▸ WHAT YOU ARE ASKED TO DO: Set the lines down again exactly, first line through the line that contains "(0,0) rectangle (600,1491);", with no pictures.

▸ DATA:
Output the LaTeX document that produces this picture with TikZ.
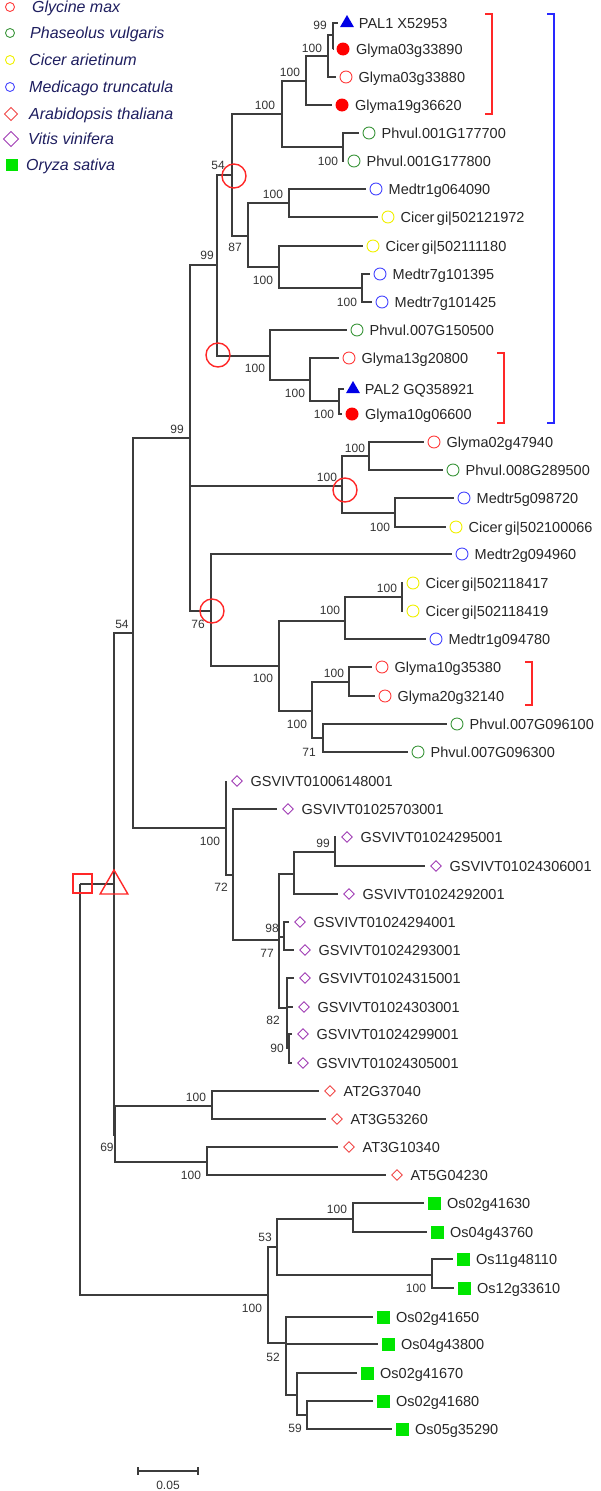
\documentclass[tikz,border=0pt]{standalone}
\usepackage{fontspec}
\setmainfont{Liberation Sans}
\usetikzlibrary{shapes.geometric}
\definecolor{glyred}{RGB}{255,60,60}
\definecolor{phagreen}{RGB}{60,150,60}
\definecolor{cicyellow}{RGB}{240,240,0}
\definecolor{medblue}{RGB}{70,70,255}
\definecolor{arared}{RGB}{240,70,70}
\definecolor{vitpurple}{RGB}{160,60,180}
\definecolor{orygreen}{RGB}{0,230,0}
\definecolor{palblue}{RGB}{0,0,230}
\definecolor{legnavy}{RGB}{30,30,95}
\definecolor{branchgray}{RGB}{60,60,60}
\definecolor{markred}{RGB}{255,40,40}
\definecolor{clblue}{RGB}{40,40,255}
\begin{document}
\begin{tikzpicture}[x=1pt,y=-1pt,
  branch/.style={draw=branchgray,line width=1.1pt},
  leafsym/.style={inner sep=0pt,outer sep=4pt,line width=0.9pt},
  glyO/.style={leafsym,circle,draw=glyred,minimum size=12pt},
  glyF/.style={leafsym,circle,fill=red,minimum size=13pt},
  phaO/.style={leafsym,circle,draw=phagreen,minimum size=12pt},
  cicO/.style={leafsym,circle,draw=cicyellow,minimum size=12pt},
  medO/.style={leafsym,circle,draw=medblue,minimum size=12pt},
  araD/.style={leafsym,diamond,draw=arared,minimum size=14pt},
  vitD/.style={leafsym,diamond,draw=vitpurple,minimum size=14pt},
  oryS/.style={leafsym,rectangle,fill=orygreen,minimum size=13pt},
  palT/.style={leafsym,regular polygon,regular polygon sides=3,fill=palblue,minimum size=16pt},
  taxon/.style={anchor=west,inner sep=2.5pt,text height=10.4pt,text depth=0pt,text=black!85,font=\fontsize{14.5}{16}\selectfont},
  boot/.style={inner sep=0pt,text height=8.6pt,text depth=0pt,text=black!80,font=\fontsize{12}{14}\selectfont},
  legtext/.style={anchor=west,inner sep=0pt,text height=11.5pt,text depth=0pt,text=legnavy,font=\fontsize{16}{18}\selectfont\itshape},
  bigO/.style={circle,draw=markred,line width=1.4pt,minimum size=24pt,inner sep=0pt},
  bigS/.style={rectangle,draw=markred,line width=1.4pt,minimum size=19pt,inner sep=0pt},
  bigT/.style={regular polygon,regular polygon sides=3,draw=markred,line width=1.4pt,minimum size=32pt,inner sep=0pt},
  clade/.style={line width=1.6pt}]
\useasboundingbox (0,0) rectangle (600,1491);

% legend
\foreach \s/\sz/\x/\y/\tx/\t [count=\i] in {glyO/9/10/7/32/Glycine max,phaO/9/10/33/30/Phaseolus vulgaris,
  cicO/9/10/60/29/Cicer arietinum,medO/9/10/87/29/Medicago truncatula,araD/13/11/114/29/Arabidopsis thaliana,
  vitD/15/11/139/28/Vitis vinifera,oryS/12/12/165/26/Oryza sativa}{
  \node[\s,minimum size=\sz pt,outer sep=0pt] (key\i) at (\x,\y) {};
  \node[legtext] (keytext\i) at (\tx,\y) {\t};
}

% internal nodes
\foreach \n/\x/\y in {nPAL1/333/35,n100a/328/56,n100b/306/81,nPh1/343/147,n100c/282/114,nA/232/175,
  n87/248/236,nM/289/203,nC/279/267,nMed7/362/288,n99a/217/265,nP/270/356,nG/310/380,nPAL2/339/401,
  nQ/342/486,nQ1/369/456,nQ2/395/513,n76/211/611,nR/279/666,nS/345/621,nCic/402/597,nT/312/711,
  nU/349/682,nV/323/738,n99b/190/438,n54b/133/633,nVit/226/828,nW/233/875,nX/279/940,nY/294/874,
  n99c/335/852,n98/284/937,n82/287/1008,n90/289/1048,nTri/114/884,n69/115/1135,nAT1/212/1106,
  nAT2/207/1162,nRoot/80/884,nOs/268/1295,n53/277/1247,nOs1/353/1219,nOs2/432/1275,n52/286/1343,
  nOs3/297/1395,n59/307/1415}
  \coordinate (\n) at (\x,\y);

% leaves
\foreach \n/\s/\x/\y/\t in {pal1/palT/347/23/PAL1 X52953,g1/glyF/343/49/Glyma03g33890,g2/glyO/346/77/Glyma03g33880,
  g3/glyF/342/105/Glyma19g36620,p1/phaO/369/133/Phvul.001G177700,p2/phaO/354/161/Phvul.001G177800,
  m1/medO/376/189/Medtr1g064090,c1/cicO/388/217/Cicer\,gi|502121972,c2/cicO/373/246/Cicer\,gi|502111180,
  m2/medO/380/274/Medtr7g101395,m3/medO/382/302/Medtr7g101425,p3/phaO/357/330/Phvul.007G150500,
  g4/glyO/349/358/Glyma13g20800,pal2/palT/353/389/PAL2 GQ358921,g5/glyF/352/414/Glyma10g06600,
  g6/glyO/434/442/Glyma02g47940,p4/phaO/453/470/Phvul.008G289500,m4/medO/464/498/Medtr5g098720,
  c3/cicO/456/527/Cicer\,gi|502100066,m5/medO/462/554/Medtr2g094960,c4/cicO/413/583/Cicer\,gi|502118417,
  c5/cicO/413/611/Cicer\,gi|502118419,m6/medO/436/639/Medtr1g094780,g7/glyO/382/667/Glyma10g35380,
  g8/glyO/385/696/Glyma20g32140,p5/phaO/457/724/Phvul.007G096100,p6/phaO/418/752/Phvul.007G096300,
  v1/vitD/237/781/GSVIVT01006148001,v2/vitD/288/809/GSVIVT01025703001,v3/vitD/347/837/GSVIVT01024295001,
  v4/vitD/436/866/GSVIVT01024306001,v5/vitD/349/894/GSVIVT01024292001,v6/vitD/300/922/GSVIVT01024294001,
  v7/vitD/305/950/GSVIVT01024293001,v8/vitD/305/978/GSVIVT01024315001,v9/vitD/304/1007/GSVIVT01024303001,
  v10/vitD/303/1034/GSVIVT01024299001,v11/vitD/303/1063/GSVIVT01024305001,a1/araD/330/1091/AT2G37040,
  a2/araD/337/1119/AT3G53260,a3/araD/349/1147/AT3G10340,a4/araD/397/1175/AT5G04230,
  o1/oryS/434/1203/Os02g41630,o2/oryS/437/1232/Os04g43760,o3/oryS/463/1259/Os11g48110,
  o4/oryS/464/1288/Os12g33610,o5/oryS/383/1317/Os02g41650,o6/oryS/388/1344/Os04g43800,
  o7/oryS/367/1373/Os02g41670,o8/oryS/383/1401/Os02g41680,o9/oryS/402/1429/Os05g35290}{
  \node[\s] (\n) at (\x,\y) {};
  \node[taxon] (\n-t) at (\n.east) {\t};
}

% branches
\foreach \p/\c in {nPAL1/pal1,nPAL1/g1,n100a/nPAL1,n100a/g2,n100b/n100a,n100b/g3,nPh1/p1,nPh1/p2,
  n100c/n100b,n100c/nPh1,nM/m1,nM/c1,nMed7/m2,nMed7/m3,nC/c2,nC/nMed7,n87/nM,n87/nC,nA/n100c,nA/n87,
  nPAL2/pal2,nPAL2/g5,nG/g4,nG/nPAL2,nP/p3,nP/nG,n99a/nA,n99a/nP,nQ1/g6,nQ1/p4,nQ2/m4,nQ2/c3,
  nQ/nQ1,nQ/nQ2,nCic/c4,nCic/c5,nS/nCic,nS/m6,nU/g7,nU/g8,nV/p5,nV/p6,nT/nU,nT/nV,nR/nS,nR/nT,
  n76/m5,n76/nR,n99b/n99a,n99b/nQ,n99b/n76,n99c/v3,n99c/v4,nY/n99c,nY/v5,n98/v6,n98/v7,n90/v10,
  n90/v11,n82/v8,n82/v9,n82/n90,nX/nY,nX/n98,nX/n82,nW/v2,nW/nX,nVit/v1,nVit/nW,n54b/n99b,
  n54b/nVit,nAT1/a1,nAT1/a2,nAT2/a3,nAT2/a4,n69/nAT1,n69/nAT2,nTri/n54b,nTri/n69,nOs1/o1,nOs1/o2,
  nOs2/o3,nOs2/o4,n53/nOs1,n53/nOs2,n59/o8,n59/o9,nOs3/o7,nOs3/n59,n52/o5,n52/o6,n52/nOs3,
  nOs/n53,nOs/n52,nRoot/nTri,nRoot/nOs}
  \draw[branch] (\p) |- (\c);

% bootstrap values
\foreach \x/\y/\t [count=\i] in {320/25/99,312/48/100,290/72/100,265/105/100,328/161/100,218/165/54,
  273/194/100,235/247/87,263/280/100,347/302/100,207/255/99,255/368/100,295/393/100,324/414/100,
  177/429/99,327/477/100,355/448/100,380/527/100,198/624/76,263/678/100,330/610/100,387/588/100,
  297/724/100,334/673/100,309/752/71,122/624/54,210/841/100,221/887/72,323/843/99,272/928/98,
  267/953/77,273/1020/82,277/1048/90,107/1147/69,196/1097/100,191/1175/100,252/1308/100,
  265/1237/53,337/1209/100,416/1288/100,273/1357/52,295/1428/59}
  \node[boot] (bs\i) at (\x,\y) {\t};

% markers
\node[bigO] (mk1) at (234,176) {};
\node[bigO] (mk2) at (218,355) {};
\node[bigO] (mk3) at (345,490) {};
\node[bigO] (mk4) at (212,611) {};
\node[bigS] (mk5) at (82.5,883.5) {};
\node[bigT] (mk6) at (114,886) {};

% clade brackets
\draw[clade,draw=markred] (485,14) -- (492,14) -- (492,114) -- (485,114);
\draw[clade,draw=clblue] (547,14) -- (554,14) -- (554,423) -- (547,423);
\draw[clade,draw=markred] (497,353) -- (504,353) -- (504,423) -- (497,423);
\draw[clade,draw=markred] (525,662) -- (532,662) -- (532,705) -- (525,705);

% scale bar
\draw[branch] (138,1467) -- (138,1475) (138,1471) -- (198,1471) (198,1467) -- (198,1475);
\node[boot] (scale) at (168,1485) {0.05};
\end{tikzpicture}
\end{document}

▸ SOLUTION TO THE PROBLEM:
Output the LaTeX document that produces this picture with TikZ.
\documentclass[tikz,border=0pt]{standalone}
\usepackage{fontspec}
\setmainfont{Liberation Sans}
\usetikzlibrary{shapes.geometric}
\definecolor{glyred}{RGB}{255,60,60}
\definecolor{phagreen}{RGB}{60,150,60}
\definecolor{cicyellow}{RGB}{240,240,0}
\definecolor{medblue}{RGB}{70,70,255}
\definecolor{arared}{RGB}{240,70,70}
\definecolor{vitpurple}{RGB}{160,60,180}
\definecolor{orygreen}{RGB}{0,230,0}
\definecolor{palblue}{RGB}{0,0,230}
\definecolor{legnavy}{RGB}{30,30,95}
\definecolor{branchgray}{RGB}{60,60,60}
\definecolor{markred}{RGB}{255,40,40}
\definecolor{clblue}{RGB}{40,40,255}
\begin{document}
\begin{tikzpicture}[x=1pt,y=-1pt,
  branch/.style={draw=branchgray,line width=1.1pt},
  leafsym/.style={inner sep=0pt,outer sep=4pt,line width=0.9pt},
  glyO/.style={leafsym,circle,draw=glyred,minimum size=12pt},
  glyF/.style={leafsym,circle,fill=red,minimum size=13pt},
  phaO/.style={leafsym,circle,draw=phagreen,minimum size=12pt},
  cicO/.style={leafsym,circle,draw=cicyellow,minimum size=12pt},
  medO/.style={leafsym,circle,draw=medblue,minimum size=12pt},
  araD/.style={leafsym,diamond,draw=arared,minimum size=14pt},
  vitD/.style={leafsym,diamond,draw=vitpurple,minimum size=14pt},
  oryS/.style={leafsym,rectangle,fill=orygreen,minimum size=13pt},
  palT/.style={leafsym,regular polygon,regular polygon sides=3,fill=palblue,minimum size=16pt},
  taxon/.style={anchor=west,inner sep=2.5pt,text height=10.4pt,text depth=0pt,text=black!85,font=\fontsize{14.5}{16}\selectfont},
  boot/.style={inner sep=0pt,text height=8.6pt,text depth=0pt,text=black!80,font=\fontsize{12}{14}\selectfont},
  legtext/.style={anchor=west,inner sep=0pt,text height=11.5pt,text depth=0pt,text=legnavy,font=\fontsize{16}{18}\selectfont\itshape},
  bigO/.style={circle,draw=markred,line width=1.4pt,minimum size=24pt,inner sep=0pt},
  bigS/.style={rectangle,draw=markred,line width=1.4pt,minimum size=19pt,inner sep=0pt},
  bigT/.style={regular polygon,regular polygon sides=3,draw=markred,line width=1.4pt,minimum size=32pt,inner sep=0pt},
  clade/.style={line width=1.6pt}]
\useasboundingbox (0,0) rectangle (600,1491);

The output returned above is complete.